C’est ce qu’elle dit de la vie, de l’amour, de la douleur et comment elle le dit. Le théâtre est lié à la beauté du verbe et la langue de Duras, aiguë, insistante comme le ressac, précise, est fulgurante. J’aime aller au théâtre pour être transportée dans mon intelligence.

Qu’est-ce qui vous a guidé vers «Hiroshima mon amour», ce scénario de Duras dont Alain Resnais a fait un film entêtant?

Je l’ai vu il y a très longtemps. Il m’en restait des images, des phrases. Je voulais me confronter à l’écriture de Duras, pas au film. Etant moi-même de nature obsessionnelle, j’aime ceux qui sont envahis par une obsession. J’aime dans Hiroshima mon amour non seulement l’aveu d’amour d’une femme, Elle, mais sa façon de s’opposer à la société.

C’est une hors-la-loi, ce qui doit vous plaire?

Oui. Marguerite met en scène une femme qui est tombée amoureuse d’un soldat allemand, qui a été châtiée de manière ignoble pour cela, tondue à la Libération, et qui se prend, plus tard, de passion pour un Japonais. Il appartient lui aussi au camp ennemi, à l’Axe. C’est comme si l’amour donnait tous les courages, toutes les libertés d’esprit.

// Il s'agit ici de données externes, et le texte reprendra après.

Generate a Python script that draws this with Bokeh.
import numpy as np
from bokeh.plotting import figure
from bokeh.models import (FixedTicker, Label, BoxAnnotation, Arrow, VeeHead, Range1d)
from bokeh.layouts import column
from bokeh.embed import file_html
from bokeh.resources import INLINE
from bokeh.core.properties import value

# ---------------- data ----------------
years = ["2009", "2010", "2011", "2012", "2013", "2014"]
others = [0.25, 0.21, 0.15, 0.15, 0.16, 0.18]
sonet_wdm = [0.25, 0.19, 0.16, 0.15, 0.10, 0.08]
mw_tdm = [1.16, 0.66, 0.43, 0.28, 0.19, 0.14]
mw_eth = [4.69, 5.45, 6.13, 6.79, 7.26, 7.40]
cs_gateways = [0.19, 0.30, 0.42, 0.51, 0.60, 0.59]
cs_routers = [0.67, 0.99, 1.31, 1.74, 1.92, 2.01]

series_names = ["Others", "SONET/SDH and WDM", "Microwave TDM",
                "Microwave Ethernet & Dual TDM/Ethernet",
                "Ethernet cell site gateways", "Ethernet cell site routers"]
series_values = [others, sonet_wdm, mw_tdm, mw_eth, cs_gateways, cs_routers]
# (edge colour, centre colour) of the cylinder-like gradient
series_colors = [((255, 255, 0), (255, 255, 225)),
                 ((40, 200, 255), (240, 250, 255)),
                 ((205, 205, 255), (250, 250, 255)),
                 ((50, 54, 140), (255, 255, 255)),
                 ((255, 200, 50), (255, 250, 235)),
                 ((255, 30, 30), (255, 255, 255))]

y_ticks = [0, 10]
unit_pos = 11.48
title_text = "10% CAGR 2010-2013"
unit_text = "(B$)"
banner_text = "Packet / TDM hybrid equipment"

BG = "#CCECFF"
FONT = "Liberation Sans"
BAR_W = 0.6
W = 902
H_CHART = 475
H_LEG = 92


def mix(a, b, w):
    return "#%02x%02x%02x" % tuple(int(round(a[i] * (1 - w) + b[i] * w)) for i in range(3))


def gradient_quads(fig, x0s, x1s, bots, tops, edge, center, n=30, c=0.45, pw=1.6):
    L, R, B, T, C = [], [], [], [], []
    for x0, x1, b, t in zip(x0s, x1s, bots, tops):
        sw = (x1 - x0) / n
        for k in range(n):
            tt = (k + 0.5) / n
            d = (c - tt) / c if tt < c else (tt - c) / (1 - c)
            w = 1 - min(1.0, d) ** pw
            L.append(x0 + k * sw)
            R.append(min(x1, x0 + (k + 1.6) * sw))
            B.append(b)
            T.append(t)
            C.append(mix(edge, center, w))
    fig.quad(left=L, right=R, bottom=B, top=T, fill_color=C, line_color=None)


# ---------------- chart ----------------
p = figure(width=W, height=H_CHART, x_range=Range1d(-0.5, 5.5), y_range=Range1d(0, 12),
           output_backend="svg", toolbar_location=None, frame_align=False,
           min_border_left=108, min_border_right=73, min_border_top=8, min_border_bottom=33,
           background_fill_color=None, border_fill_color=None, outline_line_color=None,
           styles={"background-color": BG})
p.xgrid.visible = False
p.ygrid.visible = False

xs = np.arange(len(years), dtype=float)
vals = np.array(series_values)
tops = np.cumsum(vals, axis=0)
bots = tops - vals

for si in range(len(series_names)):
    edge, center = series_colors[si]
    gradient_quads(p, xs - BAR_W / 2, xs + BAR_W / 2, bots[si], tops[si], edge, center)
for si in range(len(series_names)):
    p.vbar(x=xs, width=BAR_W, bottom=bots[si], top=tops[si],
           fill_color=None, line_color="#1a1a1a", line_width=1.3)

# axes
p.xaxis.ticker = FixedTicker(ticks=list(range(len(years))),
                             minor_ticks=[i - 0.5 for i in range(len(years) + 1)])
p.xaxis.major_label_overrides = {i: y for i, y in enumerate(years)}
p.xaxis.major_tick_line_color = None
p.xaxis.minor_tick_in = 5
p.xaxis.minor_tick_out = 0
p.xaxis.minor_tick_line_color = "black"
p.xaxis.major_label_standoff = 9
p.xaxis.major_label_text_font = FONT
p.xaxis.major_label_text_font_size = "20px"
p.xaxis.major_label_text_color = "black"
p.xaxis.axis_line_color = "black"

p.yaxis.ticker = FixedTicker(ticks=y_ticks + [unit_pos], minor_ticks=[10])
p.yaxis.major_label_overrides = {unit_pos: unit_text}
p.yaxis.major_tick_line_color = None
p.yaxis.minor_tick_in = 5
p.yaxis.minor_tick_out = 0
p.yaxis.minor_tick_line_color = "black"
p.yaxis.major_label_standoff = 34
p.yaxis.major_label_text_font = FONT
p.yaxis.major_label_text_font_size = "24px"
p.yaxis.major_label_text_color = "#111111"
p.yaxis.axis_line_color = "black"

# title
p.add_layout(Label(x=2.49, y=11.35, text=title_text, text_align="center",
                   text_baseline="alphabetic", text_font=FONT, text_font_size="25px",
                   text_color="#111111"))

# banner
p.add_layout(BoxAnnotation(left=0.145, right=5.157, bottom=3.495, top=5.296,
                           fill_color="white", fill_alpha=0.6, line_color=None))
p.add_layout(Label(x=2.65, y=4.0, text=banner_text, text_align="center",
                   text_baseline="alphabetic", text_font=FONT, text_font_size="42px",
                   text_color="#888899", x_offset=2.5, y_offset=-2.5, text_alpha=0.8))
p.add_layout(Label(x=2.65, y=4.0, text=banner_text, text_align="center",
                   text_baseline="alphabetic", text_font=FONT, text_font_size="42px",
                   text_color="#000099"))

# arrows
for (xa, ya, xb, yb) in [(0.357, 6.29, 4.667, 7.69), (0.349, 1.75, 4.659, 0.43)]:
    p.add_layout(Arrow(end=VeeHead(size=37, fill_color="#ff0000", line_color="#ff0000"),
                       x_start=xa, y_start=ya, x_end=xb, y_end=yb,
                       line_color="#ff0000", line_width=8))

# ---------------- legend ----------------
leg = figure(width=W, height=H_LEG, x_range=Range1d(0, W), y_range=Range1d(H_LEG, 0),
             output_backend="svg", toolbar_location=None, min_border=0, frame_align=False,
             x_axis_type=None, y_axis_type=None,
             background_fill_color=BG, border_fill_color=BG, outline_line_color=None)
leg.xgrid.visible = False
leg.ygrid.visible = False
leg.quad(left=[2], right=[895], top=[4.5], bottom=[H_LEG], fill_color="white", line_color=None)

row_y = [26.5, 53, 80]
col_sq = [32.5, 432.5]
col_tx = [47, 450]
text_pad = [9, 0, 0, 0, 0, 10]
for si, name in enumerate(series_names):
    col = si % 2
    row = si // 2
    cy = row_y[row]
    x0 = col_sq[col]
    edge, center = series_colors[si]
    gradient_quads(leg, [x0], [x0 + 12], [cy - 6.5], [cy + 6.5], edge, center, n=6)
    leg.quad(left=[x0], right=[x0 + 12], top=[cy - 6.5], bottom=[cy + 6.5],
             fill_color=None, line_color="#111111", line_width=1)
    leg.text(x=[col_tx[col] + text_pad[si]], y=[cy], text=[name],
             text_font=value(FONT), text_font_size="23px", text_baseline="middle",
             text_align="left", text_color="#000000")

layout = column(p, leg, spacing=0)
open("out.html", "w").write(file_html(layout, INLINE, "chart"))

Dans «Hiroshima mon amour», Elle aime à corps perdu, comme Mathilde dans «La Femme d’à côté»…

Duras nous dit que l’amour ne consiste pas à s’arranger avec les choses de la vie. Elle a cette phrase magique: «Attendre l’amour, c’est déjà de l’amour. Et avoir perdu l’amour, c’est encore de l’amour.» Elle accepte d’être ravie et son œuvre aspire à se saisir de cet état-là, immoral, amoral, peu importe. Elle veut énoncer la vérité, sa vérité. Dans La Musica, elle écrit: «Aucune histoire d’amour ne résiste à un inconnu qui entre dans un bar.» Nous sommes des bombes à retardement: une porte s’ouvre, la passion passe, les cendres menacent.

Vous êtes seule en scène, mais en communion avec une voix, celle de Gérard Depardieu. Pourquoi cette voix?

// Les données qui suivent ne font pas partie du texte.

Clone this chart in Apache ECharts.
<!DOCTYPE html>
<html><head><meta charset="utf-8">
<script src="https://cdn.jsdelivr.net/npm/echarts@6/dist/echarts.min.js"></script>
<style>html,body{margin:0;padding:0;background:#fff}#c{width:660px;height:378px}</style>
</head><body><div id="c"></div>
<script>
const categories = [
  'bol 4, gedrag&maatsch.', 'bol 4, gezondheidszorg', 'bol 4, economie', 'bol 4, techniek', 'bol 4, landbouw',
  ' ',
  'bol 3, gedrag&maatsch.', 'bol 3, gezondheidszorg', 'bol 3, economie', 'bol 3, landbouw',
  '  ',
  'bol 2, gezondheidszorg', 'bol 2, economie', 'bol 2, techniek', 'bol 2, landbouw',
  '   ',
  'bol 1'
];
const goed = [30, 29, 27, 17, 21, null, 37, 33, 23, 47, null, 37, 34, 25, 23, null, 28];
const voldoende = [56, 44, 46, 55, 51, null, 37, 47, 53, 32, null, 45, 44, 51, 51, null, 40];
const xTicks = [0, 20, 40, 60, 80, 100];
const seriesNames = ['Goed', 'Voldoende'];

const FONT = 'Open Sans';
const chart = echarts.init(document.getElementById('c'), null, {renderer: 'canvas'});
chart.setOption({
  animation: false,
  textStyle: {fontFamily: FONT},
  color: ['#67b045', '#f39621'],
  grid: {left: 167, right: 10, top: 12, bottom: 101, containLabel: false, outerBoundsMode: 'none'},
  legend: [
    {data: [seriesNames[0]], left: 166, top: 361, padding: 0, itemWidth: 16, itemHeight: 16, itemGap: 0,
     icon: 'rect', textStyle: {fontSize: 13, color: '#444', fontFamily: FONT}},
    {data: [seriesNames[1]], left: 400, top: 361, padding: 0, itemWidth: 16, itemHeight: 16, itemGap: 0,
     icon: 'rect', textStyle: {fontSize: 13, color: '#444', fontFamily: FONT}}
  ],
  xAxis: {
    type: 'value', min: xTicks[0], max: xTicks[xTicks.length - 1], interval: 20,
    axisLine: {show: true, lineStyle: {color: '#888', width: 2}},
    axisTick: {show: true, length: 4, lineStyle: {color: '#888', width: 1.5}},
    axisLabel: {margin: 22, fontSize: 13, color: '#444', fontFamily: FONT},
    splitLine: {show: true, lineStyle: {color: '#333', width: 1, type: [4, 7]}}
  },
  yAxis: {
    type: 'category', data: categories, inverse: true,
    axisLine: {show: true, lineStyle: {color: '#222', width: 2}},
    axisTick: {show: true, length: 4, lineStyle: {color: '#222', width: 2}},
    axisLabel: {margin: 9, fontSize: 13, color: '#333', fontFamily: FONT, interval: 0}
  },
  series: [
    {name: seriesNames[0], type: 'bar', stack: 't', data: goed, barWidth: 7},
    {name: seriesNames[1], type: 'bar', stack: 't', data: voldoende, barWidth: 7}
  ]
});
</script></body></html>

Parce qu’il a une des plus belles voix du monde. Elle possède une douceur et un charme, quelque chose qui fait qu’il existe dès qu’il parle. C’est un durassien. Son premier film, il l’a fait devant la caméra de Marguerite Duras. Elle l’adorait. Gérard est masculin et féminin, il assume cette contradiction.

Aurait-il pu partager la scène avec vous?

Non, on n’aurait pas cru un instant qu’il était l’amant japonais d’Elle. Tandis que là, dans l’optique choisie avec mon metteur en scène Bertrand Marcos, l’héroïne revient et raconte ce qu’elle a vécu; elle convoque ses souvenirs et les transcende. La voix de Gérard la pousse dans ses retranchements.

Avez-vous rencontré Marguerite Duras?

Non, mais elle m’a écrit une fois. A-t-on besoin de rencontrer les auteurs? Marguerite est dans son écriture et c’est absolu.

Cinq actes pour une passion

1981  Elle incarne Mathilde dans «La Femme d’à côté» de François Truffaut, son compagnon.

1995  Elle joue «La Musica deuxième» de Marguerite Duras.

2001  Elle est irrésistible en croqueuse de diamants dans «Huit Femmes» de François Ozon.

2009  Elle réalise «Cendres et Sang», son premier film.

2015  Elle magnétise dans le rôle titre de «Cassandre», pièce musicale de Michael Jarrell, d’après un texte de Christa Wolf, mise en scène par Hervé Loichemol à la Comédie de Genève.

«Hiroshima mon amour», Neuchâtel, Théâtre du Passage, sa 5 à 20h; Pully, Octogone, di 6 à 16h30 (complet).